El asunto de las denominaciones empequeñece el Judaísmo, disminuye el peso semántico de lo judío a costa de la denominación: somos reformistas más que judíos u ortodoxos más que judíos; o quedamos detenidos en el concepto de “tikun olam” o en la observancia obsesiva de un horario del calendario.  Básicamente nos define el otro, por oposición. Por otro lado, cuando es el entorno el que nos define como judíos (el antisemita, la auto-noción histórica de persecución, o la nostalgia, aquello que ya fue), el Judaísmo pierde su esencia, deja de ser aquello que somos para ser aquello que se nos sugiere o impone.

Transitar el camino de un Judaísmo existencial es un proceso mucho más complejo. Si bien el Judaísmo nos da las herramientas para hacerlo (Torá y mitzvot), como judío liberal y no observante en un sentido “religioso”, el camino está en algún punto entre las costumbres y los ritos, la Historia y las tradiciones, y algunas ideas y valores singulares. Sobre todo, el camino está en el acto de caminar, un andar judío. No necesariamente “halajá”, tal vez sí, como propone Donniel Hartman, “halajot”, caminos.

Dicho todo esto desde una visión filosófica, teórica, ahora toca bajar al llano. ¿Cómo conviven pequeñas tribus en una pequeña comunidad de un pequeño país como el nuestro? ¿Cómo distribuimos los recursos, cómo sumamos en lugar de restar, cómo mantenemos en pie las paredes que, como describe Eruvin 94, se han caído y con ello han roto un orden preestablecido?

El problema con la vida real, a diferencia de las simbólicas discusiones talmúdicas, por humanas que sean, es que lo real prevalece por sobre los ideales. Podemos vivir, tal como sugiere el texto citado, casi ignorándonos mutuamente, eso que Lakshin llama “desviar la mirada”. Pero, a diferencia del mundo hostil y encapsulado donde vivieron nuestros antepasados, el nuestro es un mundo abierto y receptivo; ignorarse equivale a soltar, dejar ir. El silencio es complicidad.

El otro problema de callar o conceder es asumir que la voz propia no será escuchada. Para ser fieles a nosotros mismos, a diferencia de lo que sugiere Lakshin, debemos hablar, no callar. Porque así como unos piensan de los otros que su conducta o valores judíos están reñidos con la tradición más tradicional (valga la redundancia), hay otros que piensan que aquellos “unos” están aferrados a conceptos perimidos. No se trata de trasvasar unos a otros, se trata de que el “eruv” (ya que estamos en el tema) sea lo suficientemente amplio para incluirnos a todos. En algún momento, en ese espacio de construcción permanente que se llama Judaísmo, nos estaremos cruzando; algún muro se romperá, y alguien puede salir lastimado. En esos casos sólo cabe el discurso, inequívoco y compasivo.
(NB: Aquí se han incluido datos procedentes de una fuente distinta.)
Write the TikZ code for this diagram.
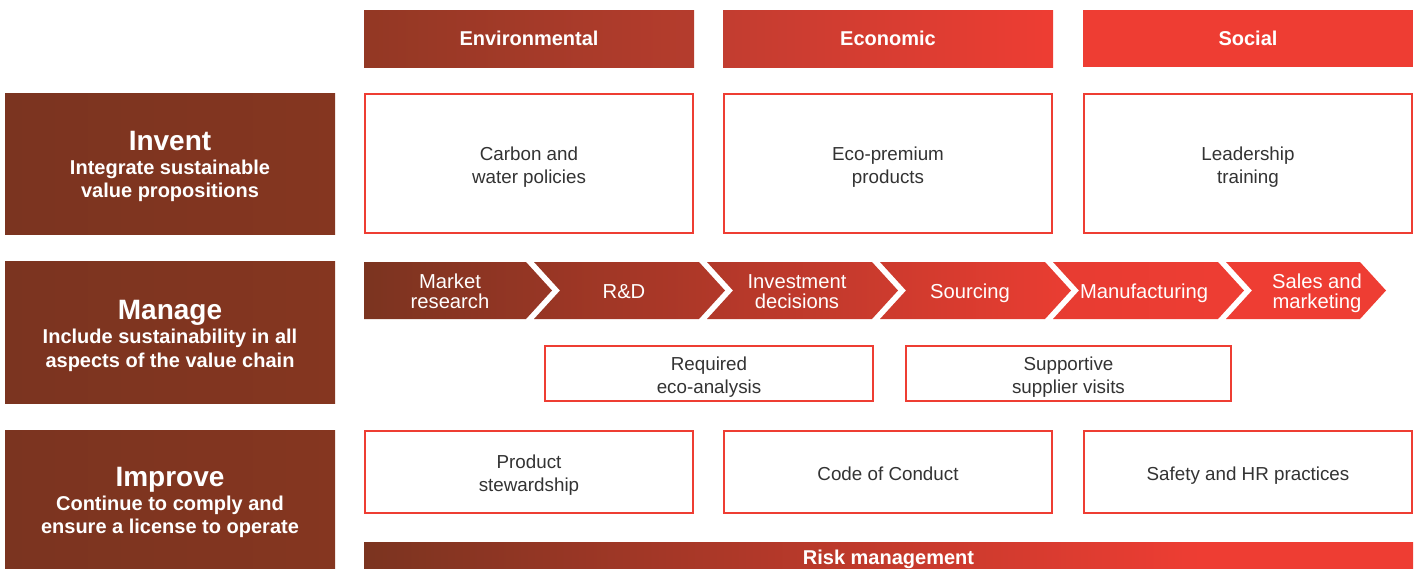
\documentclass[tikz,border=0pt]{standalone}
\usepackage{fontspec}
\setmainfont{Liberation Sans}
\definecolor{cbrown}{HTML}{7B3420}
\definecolor{cbrownR}{HTML}{853620}
\definecolor{cred}{HTML}{EE3D33}
\definecolor{ctext}{HTML}{333333}
\definecolor{hA}{RGB}{147,56,36}
\definecolor{hB}{RGB}{181,60,45}
\definecolor{hC}{RGB}{194,61,48}
\definecolor{kA}{RGB}{152,54,37}
\definecolor{kB}{RGB}{150,54,36}
\definecolor{kC}{RGB}{179,56,41}
\definecolor{kD}{RGB}{177,56,41}
\definecolor{kE}{RGB}{206,59,46}
\definecolor{kF}{RGB}{204,58,45}
\definecolor{kG}{RGB}{234,61,50}
\definecolor{kH}{RGB}{231,60,50}
\pgfdeclarehorizontalshading{riskshade}{100bp}{color(0bp)=(cbrown); color(25bp)=(cbrown); color(64.85bp)=(cred); color(100bp)=(cred)}
\newcommand\twol[2]{\begin{tabular}[t]{@{}c@{}}#1\\#2\end{tabular}}
\newcommand\btxt[1]{\raisebox{-1.75pt}[\height][\depth]{\begin{tabular}{@{}c@{}}#1\end{tabular}}}
\begin{document}
\begin{tikzpicture}[x=0.5pt,y=-0.5pt,
  wbox/.style={draw=cred, line width=0.6pt, fill=white, minimum width=164pt, inner sep=0pt, text=ctext, font=\fontsize{9.4}{11.5}\selectfont},
  hbox/.style={minimum width=165pt, minimum height=28.5pt, inner sep=0pt, text=white, font=\bfseries\fontsize{10}{12}\selectfont},
  lbox/.style={left color=cbrown, right color=cbrownR, minimum width=165pt, inner sep=0pt},
  ltitle/.style={anchor=base, inner sep=0pt, text=white, font=\bfseries\fontsize{14}{16}\selectfont},
  lsub/.style={anchor=base, inner sep=0pt, text=white, font=\bfseries\fontsize{10}{11.5}\selectfont},
  chevtext/.style={anchor=base, inner sep=0pt, text=white, font=\fontsize{10.1}{9.5}\selectfont}]
\useasboundingbox (0,0) rectangle (1420,568);

% header row
\node[hbox, left color=hA, right color=hB] (env) at (529,38.5) {Environmental};
\node[hbox, left color=hC, right color=cred] (eco) at (888,38.5) {Economic};
\node[hbox, fill=cred] (soc) at (1248,38.5) {Social};

% left boxes
\node[lbox, minimum height=70.5pt] (invent) at (170,163.5) {};
\node[ltitle] (inventT) at (170,150) {Invent};
\node[lsub] (inventS) at (170,174) {\twol{Integrate sustainable}{value propositions}};

\node[lbox, minimum height=71pt] (manage) at (170,332) {};
\node[ltitle] (manageT) at (170,319) {Manage};
\node[lsub, font=\bfseries\fontsize{10}{12}\selectfont] (manageS) at (170,343) {\twol{Include sustainability in all}{aspects of the value chain}};

\node[lbox, minimum height=71pt] (improve) at (170,501) {};
\node[ltitle] (improveT) at (170,486) {Improve};
\node[lsub] (improveS) at (170,510) {\twol{Continue to comply and}{ensure a license to operate}};

% invent row
\node[wbox, minimum height=69.5pt] (carbon) at (529,163.5) {\btxt{Carbon and\\water policies}};
\node[wbox, minimum height=69.5pt] (premium) at (888,163.5) {\btxt{Eco-premium\\products}};
\node[wbox, minimum height=69.5pt] (leader) at (1248,163.5) {\btxt{Leadership\\training}};

% value chain chevrons
\shade[left color=cbrown, right color=kA]
  (364,262) -- (526,262) -- (552,290.5) -- (526,319) -- (364,319) -- cycle;
\shade[left color=kB, right color=kC]
  (534,262) -- (699,262) -- (725,290.5) -- (699,319) -- (534,319) -- (560,290.5) -- cycle;
\shade[left color=kD, right color=kE]
  (707,262) -- (872,262) -- (898,290.5) -- (872,319) -- (707,319) -- (733,290.5) -- cycle;
\shade[left color=kF, right color=kG]
  (880,262) -- (1045,262) -- (1071,290.5) -- (1045,319) -- (880,319) -- (906,290.5) -- cycle;
\shade[left color=kH, right color=cred]
  (1053,262) -- (1218,262) -- (1244,290.5) -- (1218,319) -- (1053,319) -- (1079,290.5) -- cycle;
\fill[cred]
  (1226,262) -- (1360,262) -- (1386,290.5) -- (1360,319) -- (1226,319) -- (1252,290.5) -- cycle;

\node[chevtext] (market) at (450,288) {\twol{Market}{research}};
\node[chevtext] (rd) at (624,298) {R\&D};
\node[chevtext] (invest) at (797,288) {\twol{Investment}{decisions}};
\node[chevtext] (sourcing) at (970,298) {Sourcing};
\node[chevtext] (manuf) at (1144,298) {Manufacturing};
\node[chevtext] (sales) at (1317,288) {\twol{Sales and}{marketing}};

% manage row boxes
\node[wbox, minimum height=27.5pt] (required) at (709,373.5) {\btxt{Required\\eco-analysis}};
\node[wbox, minimum width=162.5pt, minimum height=27.5pt] (supplier) at (1068.5,373.5) {\btxt{Supportive\\supplier visits}};

% improve row
\node[wbox, minimum height=41pt] (steward) at (529,472) {\btxt{Product\\stewardship}};
\node[wbox, minimum height=41pt] (conduct) at (888,472) {\btxt{Code of Conduct}};
\node[wbox, minimum height=41pt] (safety) at (1248,472) {\btxt{Safety and HR practices}};

% risk bar
\node[shading=riskshade, minimum width=524.5pt, minimum height=15pt, inner sep=0pt, text depth=0pt, text=white, font=\bfseries\fontsize{10}{12}\selectfont] (risk) at (888.5,557) {Risk management};
\end{tikzpicture}
\end{document}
Si he citado el texto talmúdico es porque me parece sabio, recomendable: por encima de todo, el respeto al otro, aun a costa de callar. Pero si el respeto al otro se ha quebrado, no se debe callar. Aun cuando nos dividen, los muros, como escribió Robert Frost en “Mending Wall”, deben ser reparados: cada uno de su lado, cada uno la piedra que ha caído de su lado; si “buenos muros hacen buenos vecinos”, con más razón palabras de Torá (no silencios condescendientes) harán mejores judíos.

Mientras tanto, está pendiente encontrar ese patio donde aunque sea por un rato nos podamos encontrar todos. Cada uno tendrá algo que conceder y callar, pero es mucho más lo que tendremos para contarnos.